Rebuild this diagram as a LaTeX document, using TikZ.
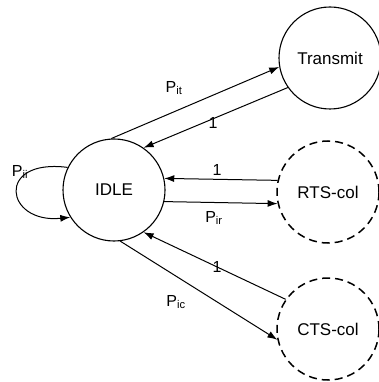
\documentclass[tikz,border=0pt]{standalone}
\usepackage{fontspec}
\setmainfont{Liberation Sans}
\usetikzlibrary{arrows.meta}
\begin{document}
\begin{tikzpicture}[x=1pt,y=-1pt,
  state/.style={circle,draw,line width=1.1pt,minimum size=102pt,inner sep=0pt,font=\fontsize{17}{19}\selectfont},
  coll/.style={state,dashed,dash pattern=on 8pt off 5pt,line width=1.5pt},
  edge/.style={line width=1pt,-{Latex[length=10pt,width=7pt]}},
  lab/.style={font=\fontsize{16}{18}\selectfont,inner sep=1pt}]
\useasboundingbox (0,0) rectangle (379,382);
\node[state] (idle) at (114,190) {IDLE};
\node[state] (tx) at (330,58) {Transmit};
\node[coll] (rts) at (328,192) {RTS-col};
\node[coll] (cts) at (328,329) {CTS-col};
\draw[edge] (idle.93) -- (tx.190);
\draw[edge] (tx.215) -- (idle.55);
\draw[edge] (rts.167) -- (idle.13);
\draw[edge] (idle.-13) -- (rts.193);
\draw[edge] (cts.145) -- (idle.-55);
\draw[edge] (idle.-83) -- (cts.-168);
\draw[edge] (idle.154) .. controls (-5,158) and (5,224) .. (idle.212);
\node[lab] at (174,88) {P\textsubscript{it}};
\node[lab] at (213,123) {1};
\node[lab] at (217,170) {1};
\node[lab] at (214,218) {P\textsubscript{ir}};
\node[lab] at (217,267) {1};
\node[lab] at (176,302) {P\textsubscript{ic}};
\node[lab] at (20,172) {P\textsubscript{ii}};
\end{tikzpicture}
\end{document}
··········
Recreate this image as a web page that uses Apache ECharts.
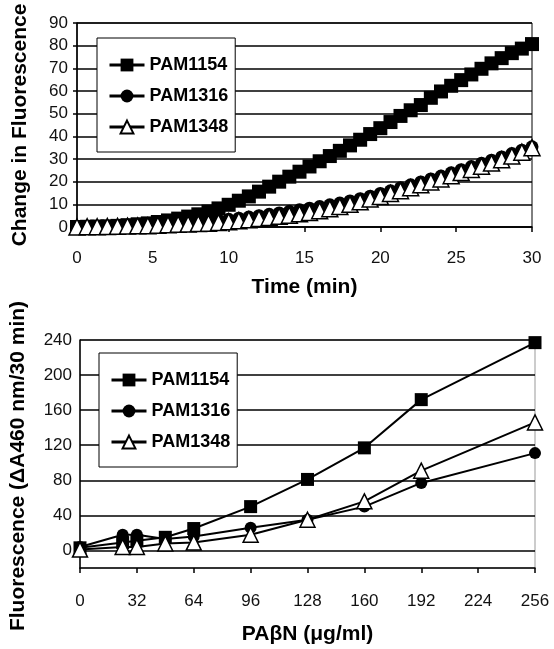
··········
Each line that has the word "this" should be copied.

Rebuild this diagram as a LaTeX document, using TikZ.
Recreate this image as a web page that uses Apache ECharts.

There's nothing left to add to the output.